**Supplied records**
- - - - - - -

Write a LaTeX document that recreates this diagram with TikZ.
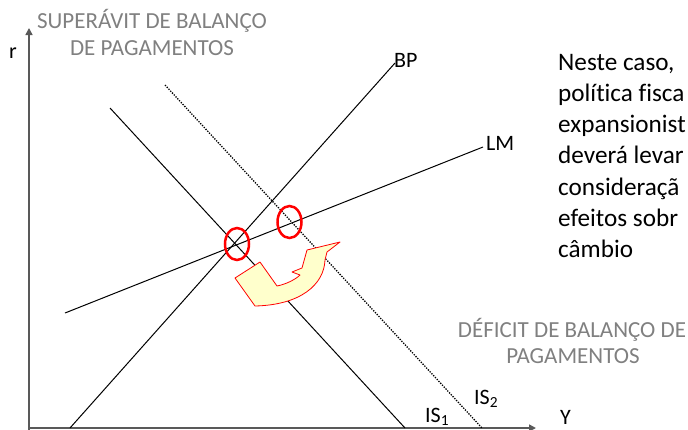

- - - - - - -

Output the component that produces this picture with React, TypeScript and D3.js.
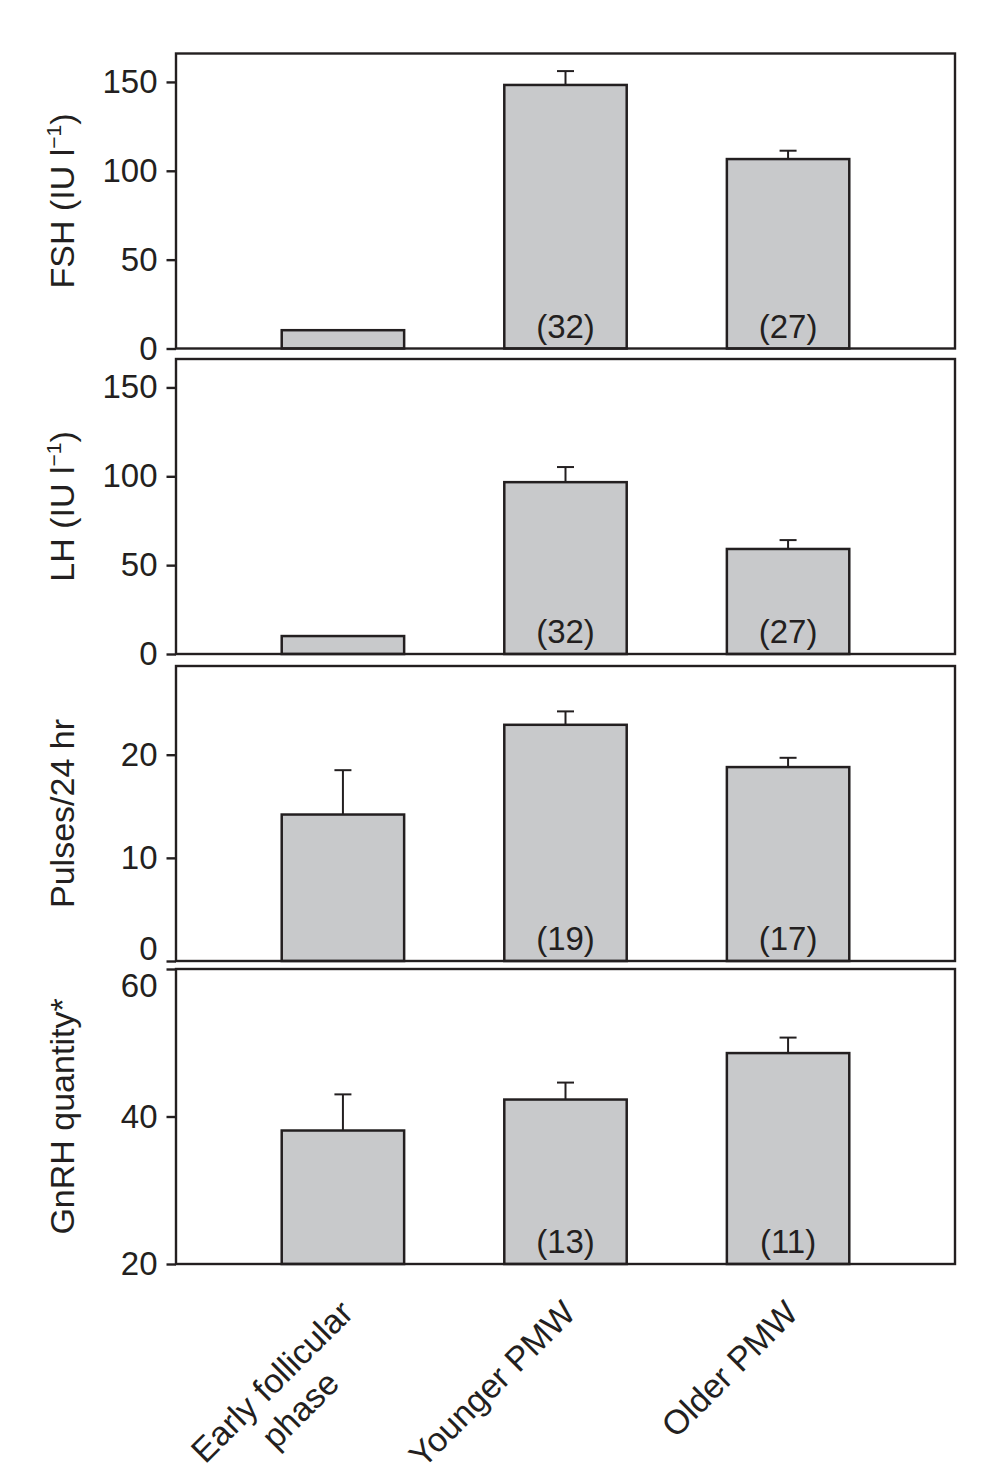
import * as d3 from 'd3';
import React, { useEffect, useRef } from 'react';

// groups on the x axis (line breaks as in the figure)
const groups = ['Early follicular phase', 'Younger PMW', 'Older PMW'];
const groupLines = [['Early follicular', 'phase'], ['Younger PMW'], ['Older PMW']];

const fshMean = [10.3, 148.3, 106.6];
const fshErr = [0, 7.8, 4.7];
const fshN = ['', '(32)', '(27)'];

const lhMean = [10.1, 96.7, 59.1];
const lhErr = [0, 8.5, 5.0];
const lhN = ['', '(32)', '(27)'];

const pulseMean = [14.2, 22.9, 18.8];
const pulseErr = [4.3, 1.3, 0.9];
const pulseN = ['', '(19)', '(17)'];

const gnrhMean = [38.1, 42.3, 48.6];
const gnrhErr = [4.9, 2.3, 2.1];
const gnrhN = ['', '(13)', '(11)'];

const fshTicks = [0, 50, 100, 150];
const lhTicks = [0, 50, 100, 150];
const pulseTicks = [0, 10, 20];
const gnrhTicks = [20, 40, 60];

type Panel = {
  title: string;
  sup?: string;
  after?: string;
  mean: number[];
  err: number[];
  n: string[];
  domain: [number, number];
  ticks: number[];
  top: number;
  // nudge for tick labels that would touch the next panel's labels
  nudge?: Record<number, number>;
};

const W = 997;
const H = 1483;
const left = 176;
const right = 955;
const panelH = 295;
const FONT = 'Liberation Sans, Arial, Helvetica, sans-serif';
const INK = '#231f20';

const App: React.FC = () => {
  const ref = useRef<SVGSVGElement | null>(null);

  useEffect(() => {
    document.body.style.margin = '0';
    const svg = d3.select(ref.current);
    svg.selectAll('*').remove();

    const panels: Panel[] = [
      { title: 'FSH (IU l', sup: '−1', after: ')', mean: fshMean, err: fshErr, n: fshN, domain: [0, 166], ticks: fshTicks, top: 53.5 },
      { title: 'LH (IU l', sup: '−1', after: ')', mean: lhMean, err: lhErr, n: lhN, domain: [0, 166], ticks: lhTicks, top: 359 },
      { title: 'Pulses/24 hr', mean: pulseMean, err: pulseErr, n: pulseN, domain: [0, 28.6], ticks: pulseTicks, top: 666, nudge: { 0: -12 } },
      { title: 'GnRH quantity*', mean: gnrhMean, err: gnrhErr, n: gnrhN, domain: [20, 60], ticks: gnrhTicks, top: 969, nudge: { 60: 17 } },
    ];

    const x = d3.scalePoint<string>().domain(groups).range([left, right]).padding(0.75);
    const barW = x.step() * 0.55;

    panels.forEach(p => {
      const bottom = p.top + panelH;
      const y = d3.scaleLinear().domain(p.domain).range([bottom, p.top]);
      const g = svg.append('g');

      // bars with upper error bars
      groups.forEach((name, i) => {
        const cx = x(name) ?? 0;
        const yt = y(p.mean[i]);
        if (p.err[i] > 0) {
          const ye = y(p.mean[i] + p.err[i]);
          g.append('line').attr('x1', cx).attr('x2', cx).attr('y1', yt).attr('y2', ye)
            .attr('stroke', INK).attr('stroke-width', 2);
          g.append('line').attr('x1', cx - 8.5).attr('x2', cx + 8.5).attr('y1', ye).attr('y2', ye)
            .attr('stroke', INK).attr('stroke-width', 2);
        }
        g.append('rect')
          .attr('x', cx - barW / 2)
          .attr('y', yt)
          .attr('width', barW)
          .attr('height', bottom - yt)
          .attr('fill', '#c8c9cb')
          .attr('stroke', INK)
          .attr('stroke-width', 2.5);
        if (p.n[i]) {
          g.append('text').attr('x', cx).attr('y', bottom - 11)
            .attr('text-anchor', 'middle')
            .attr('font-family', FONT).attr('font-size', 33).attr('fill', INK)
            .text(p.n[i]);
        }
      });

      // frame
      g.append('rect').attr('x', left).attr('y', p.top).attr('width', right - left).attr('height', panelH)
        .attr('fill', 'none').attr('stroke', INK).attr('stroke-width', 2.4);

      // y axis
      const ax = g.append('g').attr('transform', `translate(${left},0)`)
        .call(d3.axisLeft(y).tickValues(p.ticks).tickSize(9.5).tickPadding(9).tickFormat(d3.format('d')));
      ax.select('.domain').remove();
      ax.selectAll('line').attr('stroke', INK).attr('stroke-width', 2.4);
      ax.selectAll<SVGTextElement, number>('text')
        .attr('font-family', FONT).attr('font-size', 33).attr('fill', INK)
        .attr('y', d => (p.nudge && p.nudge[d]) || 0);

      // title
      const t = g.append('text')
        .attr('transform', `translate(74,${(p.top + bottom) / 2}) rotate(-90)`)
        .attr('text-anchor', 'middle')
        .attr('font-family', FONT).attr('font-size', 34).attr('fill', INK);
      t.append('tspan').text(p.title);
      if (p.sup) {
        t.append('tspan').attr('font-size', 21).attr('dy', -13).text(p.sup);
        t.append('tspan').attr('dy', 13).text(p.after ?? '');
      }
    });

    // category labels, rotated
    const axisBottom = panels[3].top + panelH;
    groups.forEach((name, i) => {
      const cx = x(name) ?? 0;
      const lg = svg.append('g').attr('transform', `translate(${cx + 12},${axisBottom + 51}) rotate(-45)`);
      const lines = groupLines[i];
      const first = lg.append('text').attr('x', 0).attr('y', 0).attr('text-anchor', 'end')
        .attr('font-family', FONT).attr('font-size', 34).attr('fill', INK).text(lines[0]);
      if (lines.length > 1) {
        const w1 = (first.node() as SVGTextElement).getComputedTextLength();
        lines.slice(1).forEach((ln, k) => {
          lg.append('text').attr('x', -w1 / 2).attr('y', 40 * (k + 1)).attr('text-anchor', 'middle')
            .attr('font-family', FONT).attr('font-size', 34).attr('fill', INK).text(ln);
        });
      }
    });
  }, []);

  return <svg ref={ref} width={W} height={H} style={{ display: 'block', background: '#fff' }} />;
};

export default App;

- - - - - - -

**Set task**
From the records above, copy only the lines running from the line containing "Output the component" to the line containing "const fshN = ['', '(32)', '(27)'];", both ends included. Leave the pictures out.

**Written response**
Output the component that produces this picture with React, TypeScript and D3.js.
import * as d3 from 'd3';
import React, { useEffect, useRef } from 'react';

// groups on the x axis (line breaks as in the figure)
const groups = ['Early follicular phase', 'Younger PMW', 'Older PMW'];
const groupLines = [['Early follicular', 'phase'], ['Younger PMW'], ['Older PMW']];

const fshMean = [10.3, 148.3, 106.6];
const fshErr = [0, 7.8, 4.7];
const fshN = ['', '(32)', '(27)'];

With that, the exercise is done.